A Baltimore Circuit Court hearing has been set for May 18 on the request to exhume the purported remains of John Wilkes Booth, Abraham Lincoln's assassin, from Green Mount Cemetery for positive identification.
Judge Joseph H. H. Kaplan set the hearing after meeting last week with Mark S. Zaid, the Washington lawyer who filed the request, and William C. Trimble Jr. chairman of Green Mount's board of directors and its attorney.
Judge Kaplan, himself a Civil War buff, yesterday called the case "very interesting" and said, "I want it done right." He would not comment on the issues before he hears the testimony and sees the evidence to support the request.

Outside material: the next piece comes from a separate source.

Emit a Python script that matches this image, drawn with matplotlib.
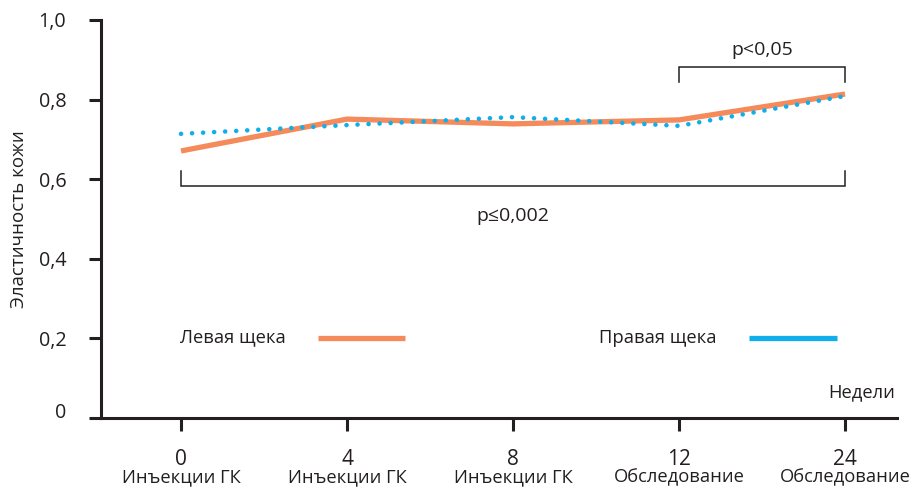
import matplotlib
matplotlib.use("Agg")
import matplotlib.pyplot as plt
from matplotlib.transforms import ScaledTranslation

plt.rcParams['font.family'] = ['Open Sans', 'DejaVu Sans']

weeks = ["0", "4", "8", "12", "24"]
phases = ["Инъекции ГК", "Инъекции ГК", "Инъекции ГК", "Обследование", "Обследование"]
left_cheek = [0.671, 0.751, 0.739, 0.749, 0.814]
right_cheek = [0.714, 0.736, 0.756, 0.734, 0.809]
y_ticks = [0, 0.2, 0.4, 0.6, 0.8, 1.0]
y_tick_labels = ["0", "0,2", "0,4", "0,6", "0,8", "1,0"]

ORANGE = "#f58a5a"
BLUE = "#10aeea"
INK = "#231f20"

fig = plt.figure(figsize=(9.12, 4.87), dpi=100)
ax = fig.add_axes([101 / 912, 1 - 418 / 487, (897 - 101) / 912, (418 - 20) / 487])

x = list(range(len(weeks)))
ax.plot(x, left_cheek, color=ORANGE, lw=3.8, solid_capstyle='butt', zorder=2)
ax.plot(x, right_cheek, color=BLUE, lw=3.3, linestyle=(0, (0.01, 2.4)),
        dash_capstyle='round', zorder=3)

ax.set_xlim(-0.482, 4.313)
ax.set_ylim(0, 1.0)

for s in ["top", "right"]:
    ax.spines[s].set_visible(False)
for s in ["left", "bottom"]:
    ax.spines[s].set_linewidth(2.2)
    ax.spines[s].set_color(INK)

ax.set_yticks(y_ticks)
ax.set_yticklabels(y_tick_labels, fontsize=14.2, color=INK)
ax.set_xticks(x)
ax.set_xticklabels(weeks, fontsize=15, color=INK)
ax.tick_params(axis='both', direction='out', length=9, width=2.2, color=INK)
ax.tick_params(axis='y', pad=16)
ax.tick_params(axis='x', pad=13)

# the zero label sits a little above its tick
zero_lbl = ax.get_yticklabels()[0]
zero_lbl.set_transform(zero_lbl.get_transform() + ScaledTranslation(0, 7 / 100, fig.dpi_scale_trans))

# phase names under the week numbers
for xi, p in zip(x, phases):
    ax.annotate(p, xy=(xi, 0), xycoords=('data', 'axes fraction'),
                xytext=(0, -43), textcoords='offset points',
                ha='center', va='center', fontsize=13.2, color=INK,
                annotation_clip=False)

ax.set_ylabel("Эластичность кожи", fontsize=13.5, color=INK)
ax.yaxis.set_label_coords(-73 / 796, 0.5)

# significance brackets
def bracket(x0, x1, y, h, text, ty):
    ax.plot([x0, x0, x1, x1], [y + h, y, y, y + h], color=INK, lw=1.1,
            solid_joinstyle='miter', zorder=1)
    ax.text((x0 + x1) / 2, ty, text, ha='center', va='center', fontsize=14, color=INK)

bracket(0, 4, 0.584, 0.037, "p≤0,002", 0.508)
bracket(3, 4, 0.881, -0.037, "p<0,05", 0.924)

# legend
ax.text(-0.005, 0.202, "Левая щека", ha='left', va='center', fontsize=13.2, color=INK)
ax.plot([0.825, 1.35], [0.202, 0.202], color=ORANGE, lw=3.8, solid_capstyle='butt')
ax.text(2.52, 0.202, "Правая щека", ha='left', va='center', fontsize=13.2, color=INK)
ax.plot([3.42, 3.95], [0.202, 0.202], color=BLUE, lw=3.8, solid_capstyle='butt')

ax.text(4.3, 0.065, "Недели", ha='right', va='center', fontsize=13.2, color=INK)

fig.savefig("out.png", dpi=100)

Although 22 Booth relatives have supported the exhumation, two of them as plaintiffs, Judge Kaplan ordered their attorney to advertise for still unknown relatives who might oppose it.
Mr. Zaid said ads will run on three consecutive Sundays in January in The Sun, the Washington Post, the New York Times and the Boston Globe, all areas with Booth family connections.
The historians who are pressing for exhumation believe that Booth escaped from a Union trap at a Northern Virginia farm on April 26, 1865, 12 days after he shot Lincoln at Ford's Theater in Washington. They claim Booth lived in the South and West until 1903, when he poisoned himself with arsenic in Enid, Okla.
Most conventional historians reject the escape theory. They accept the government's explanation that Booth was killed in the burning barn and that his body was identified at the time by people who knew him, and again in 1869 when the body was taken to Baltimore for reburial at Green Mount.
Some historians have begun a letter-writing campaign to Booth relatives and regional newspapers opposing exhumation and asserting that escape theorists are rejecting documentary proof of Booth's death collected over the years.
After last week's meeting, historians Nathaniel Orlowek of Silver Spring and Arthur Ben Chitty of Sewanee, Tenn., who argued for the escape theory in pressing for exhumation, were dropped as plaintiffs.
This left as plaintiffs two Booth relatives, Virginia Kline of Warminster, Pa., a distant cousin, and Lois White Rathbun, a great-great niece.
Mrs. Kline's family has the certificate of ownership for the Booth plot at Green Mount, where several members of the family, including one of her aunts, are buried.
Mr. Orlowek said yesterday that he suggested that the Booth relatives, who have better legal standing, be at the forefront of the case. Removing himself and Mr. Chitty eliminates one legal argument against the exhumation request.
Mr. Trimble, the cemetery board chairman, requested that Green Mount be added to the suit so he could respond to the request.
Mr. Zaid also said he is optimistic of success. "We have the law and the facts and the intense public interest," he said.
Exhumation would also have practical results, Mr. Zaid said, because there are families around the country who claim to be descendants of John Wilkes Booth. Booth is not known to have fathered any children, legitimate or otherwise, and so has no known direct descendants -- unless, of course, he escaped.